WHAT IS EXPECTED: Reproduce the listing below word for word, with no pictures.

--

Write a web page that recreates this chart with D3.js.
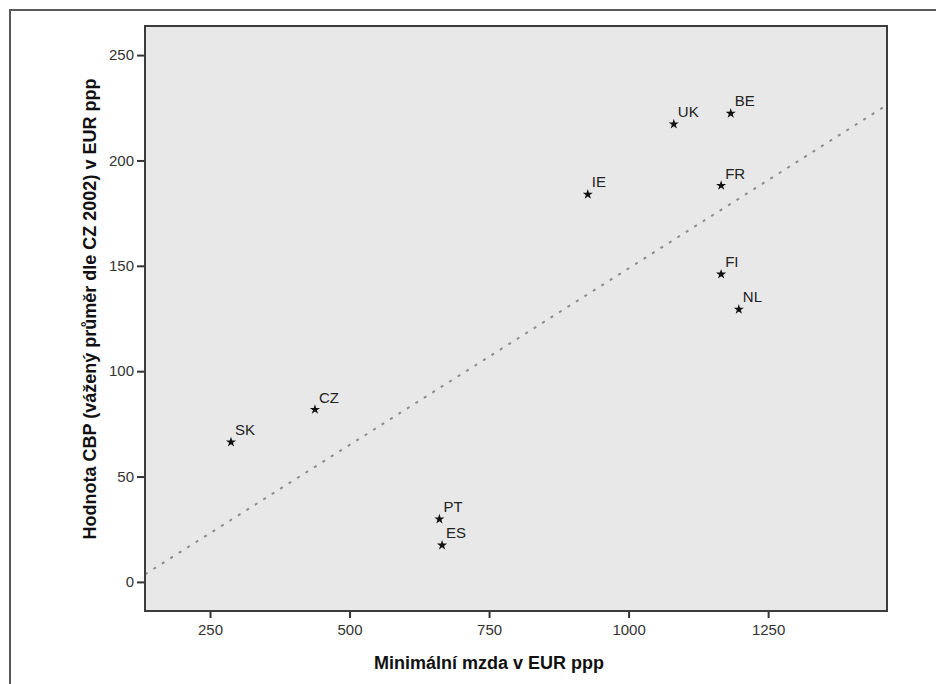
<!DOCTYPE html>
<html>
<head>
<meta charset="utf-8">
<script src="https://cdn.jsdelivr.net/npm/d3@7"></script>
<style>
  html, body { margin: 0; padding: 0; background: #ffffff; }
  svg { display: block; }
  text { font-family: "Liberation Sans", Arial, sans-serif; }
</style>
</head>
<body>
<svg id="chart" width="936" height="684"></svg>
<script>
// Country codes and their values
const countries = ["SK", "CZ", "PT", "ES", "IE", "UK", "BE", "FR", "FI", "NL"];
const minWage   = [287.6, 438, 661, 665.8, 926.9, 1081, 1183, 1165.8, 1165.8, 1197.5];
const cbpValue  = [66.3, 81.8, 29.8, 17.4, 183.9, 217.2, 222.3, 188.1, 146, 129.3];

const xTicks = [250, 500, 750, 1000, 1250];
const yTicks = [0, 50, 100, 150, 200, 250];

const xTitle = "Minimální mzda v EUR ppp";
const yTitle = "Hodnota CBP (vážený průměr dle CZ 2002) v EUR ppp";

const svg = d3.select("#chart");

const plot = { left: 145, top: 26, right: 887, bottom: 611 };

const x = d3.scaleLinear().domain([133.5, 1463]).range([plot.left, plot.right]);
const y = d3.scaleLinear().domain([-13.8, 263.8]).range([plot.bottom, plot.top]);

// outer frame (left and top edges)
svg.append("path")
  .attr("d", `M10,684 L10,10 L936,10`)
  .attr("fill", "none")
  .attr("stroke", "#5a5a5a")
  .attr("stroke-width", 2);

// plot background
svg.append("rect")
  .attr("x", plot.left).attr("y", plot.top)
  .attr("width", plot.right - plot.left)
  .attr("height", plot.bottom - plot.top)
  .attr("fill", "#e8e8e8");

// least-squares fit line
const n = minWage.length;
const mx = d3.mean(minWage), my = d3.mean(cbpValue);
let sxy = 0, sxx = 0;
for (let i = 0; i < n; i++) {
  sxy += (minWage[i] - mx) * (cbpValue[i] - my);
  sxx += (minWage[i] - mx) ** 2;
}
const slope = sxy / sxx;
const intercept = my - slope * mx;
const [x0, x1] = x.domain();

svg.append("defs").append("clipPath").attr("id", "plotClip")
  .append("rect")
  .attr("x", plot.left).attr("y", plot.top)
  .attr("width", plot.right - plot.left)
  .attr("height", plot.bottom - plot.top);

svg.append("line")
  .attr("clip-path", "url(#plotClip)")
  .attr("x1", x(x0)).attr("y1", y(intercept + slope * x0))
  .attr("x2", x(x1)).attr("y2", y(intercept + slope * x1))
  .attr("stroke", "#8c8c8c")
  .attr("stroke-width", 2)
  .attr("stroke-dasharray", "3,7");

// axes
const xAxis = svg.append("g")
  .attr("transform", `translate(0,${plot.bottom})`)
  .call(d3.axisBottom(x).tickValues(xTicks).tickSize(7).tickPadding(6).tickFormat(d3.format("d")));
const yAxis = svg.append("g")
  .attr("transform", `translate(${plot.left},0)`)
  .call(d3.axisLeft(y).tickValues(yTicks).tickSize(8).tickPadding(3).tickFormat(d3.format("d")));

[xAxis, yAxis].forEach(g => {
  g.select(".domain").remove();
  g.selectAll(".tick line").attr("stroke", "#333").attr("stroke-width", 2);
  g.selectAll(".tick text")
    .attr("fill", "#333")
    .style("font-family", "'Liberation Sans', Arial, sans-serif")
    .style("font-size", "15px");
});

// plot frame
svg.append("rect")
  .attr("x", plot.left).attr("y", plot.top)
  .attr("width", plot.right - plot.left)
  .attr("height", plot.bottom - plot.top)
  .attr("fill", "none")
  .attr("stroke", "#3c3c3c")
  .attr("stroke-width", 2);

// points
const star = d3.symbol().type(d3.symbolStar).size(32);
const pts = svg.append("g");
countries.forEach((c, i) => {
  const px = x(minWage[i]), py = y(cbpValue[i]);
  pts.append("path")
    .attr("d", star())
    .attr("transform", `translate(${px},${py})`)
    .attr("fill", "#111");
  pts.append("text")
    .attr("x", px + 4)
    .attr("y", py - 7)
    .attr("fill", "#222")
    .style("font-size", "15px")
    .text(c);
});

// axis titles
svg.append("text")
  .attr("x", 489)
  .attr("y", 669)
  .attr("text-anchor", "middle")
  .attr("fill", "#111")
  .style("font-size", "18px")
  .style("font-weight", "bold")
  .text(xTitle);

svg.append("text")
  .attr("transform", `translate(96,309) rotate(-90)`)
  .attr("text-anchor", "middle")
  .attr("fill", "#111")
  .style("font-size", "18px")
  .style("font-weight", "bold")
  .text(yTitle);
</script>
</body>
</html>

--

TASK RESULT:
Write a web page that recreates this chart with D3.js.
<!DOCTYPE html>
<html>
<head>
<meta charset="utf-8">
<script src="https://cdn.jsdelivr.net/npm/d3@7"></script>
<style>
  html, body { margin: 0; padding: 0; background: #ffffff; }
  svg { display: block; }
  text { font-family: "Liberation Sans", Arial, sans-serif; }
</style>
</head>
<body>
<svg id="chart" width="936" height="684"></svg>
<script>
// Country codes and their values
const countries = ["SK", "CZ", "PT", "ES", "IE", "UK", "BE", "FR", "FI", "NL"];
const minWage   = [287.6, 438, 661, 665.8, 926.9, 1081, 1183, 1165.8, 1165.8, 1197.5];
const cbpValue  = [66.3, 81.8, 29.8, 17.4, 183.9, 217.2, 222.3, 188.1, 146, 129.3];

const xTicks = [250, 500, 750, 1000, 1250];
const yTicks = [0, 50, 100, 150, 200, 250];

const xTitle = "Minimální mzda v EUR ppp";
const yTitle = "Hodnota CBP (vážený průměr dle CZ 2002) v EUR ppp";

const svg = d3.select("#chart");

const plot = { left: 145, top: 26, right: 887, bottom: 611 };

const x = d3.scaleLinear().domain([133.5, 1463]).range([plot.left, plot.right]);
const y = d3.scaleLinear().domain([-13.8, 263.8]).range([plot.bottom, plot.top]);

// outer frame (left and top edges)
svg.append("path")
  .attr("d", `M10,684 L10,10 L936,10`)
  .attr("fill", "none")
  .attr("stroke", "#5a5a5a")
  .attr("stroke-width", 2);

// plot background
svg.append("rect")
  .attr("x", plot.left).attr("y", plot.top)
  .attr("width", plot.right - plot.left)
  .attr("height", plot.bottom - plot.top)
  .attr("fill", "#e8e8e8");

// least-squares fit line
const n = minWage.length;
const mx = d3.mean(minWage), my = d3.mean(cbpValue);
let sxy = 0, sxx = 0;
for (let i = 0; i < n; i++) {
  sxy += (minWage[i] - mx) * (cbpValue[i] - my);
  sxx += (minWage[i] - mx) ** 2;
}
const slope = sxy / sxx;
const intercept = my - slope * mx;
const [x0, x1] = x.domain();

svg.append("defs").append("clipPath").attr("id", "plotClip")
  .append("rect")
  .attr("x", plot.left).attr("y", plot.top)
  .attr("width", plot.right - plot.left)
  .attr("height", plot.bottom - plot.top);

svg.append("line")
  .attr("clip-path", "url(#plotClip)")
  .attr("x1", x(x0)).attr("y1", y(intercept + slope * x0))
  .attr("x2", x(x1)).attr("y2", y(intercept + slope * x1))
  .attr("stroke", "#8c8c8c")
  .attr("stroke-width", 2)
  .attr("stroke-dasharray", "3,7");

// axes
const xAxis = svg.append("g")
  .attr("transform", `translate(0,${plot.bottom})`)
  .call(d3.axisBottom(x).tickValues(xTicks).tickSize(7).tickPadding(6).tickFormat(d3.format("d")));
const yAxis = svg.append("g")
  .attr("transform", `translate(${plot.left},0)`)
  .call(d3.axisLeft(y).tickValues(yTicks).tickSize(8).tickPadding(3).tickFormat(d3.format("d")));

[xAxis, yAxis].forEach(g => {
  g.select(".domain").remove();
  g.selectAll(".tick line").attr("stroke", "#333").attr("stroke-width", 2);
  g.selectAll(".tick text")
    .attr("fill", "#333")
    .style("font-family", "'Liberation Sans', Arial, sans-serif")
    .style("font-size", "15px");
});

// plot frame
svg.append("rect")
  .attr("x", plot.left).attr("y", plot.top)
  .attr("width", plot.right - plot.left)
  .attr("height", plot.bottom - plot.top)
  .attr("fill", "none")
  .attr("stroke", "#3c3c3c")
  .attr("stroke-width", 2);

// points
const star = d3.symbol().type(d3.symbolStar).size(32);
const pts = svg.append("g");
countries.forEach((c, i) => {
  const px = x(minWage[i]), py = y(cbpValue[i]);
  pts.append("path")
    .attr("d", star())
    .attr("transform", `translate(${px},${py})`)
    .attr("fill", "#111");
  pts.append("text")
    .attr("x", px + 4)
    .attr("y", py - 7)
    .attr("fill", "#222")
    .style("font-size", "15px")
    .text(c);
});

// axis titles
svg.append("text")
  .attr("x", 489)
  .attr("y", 669)
  .attr("text-anchor", "middle")
  .attr("fill", "#111")
  .style("font-size", "18px")
  .style("font-weight", "bold")
  .text(xTitle);

svg.append("text")
  .attr("transform", `translate(96,309) rotate(-90)`)
  .attr("text-anchor", "middle")
  .attr("fill", "#111")
  .style("font-size", "18px")
  .style("font-weight", "bold")
  .text(yTitle);
</script>
</body>
</html>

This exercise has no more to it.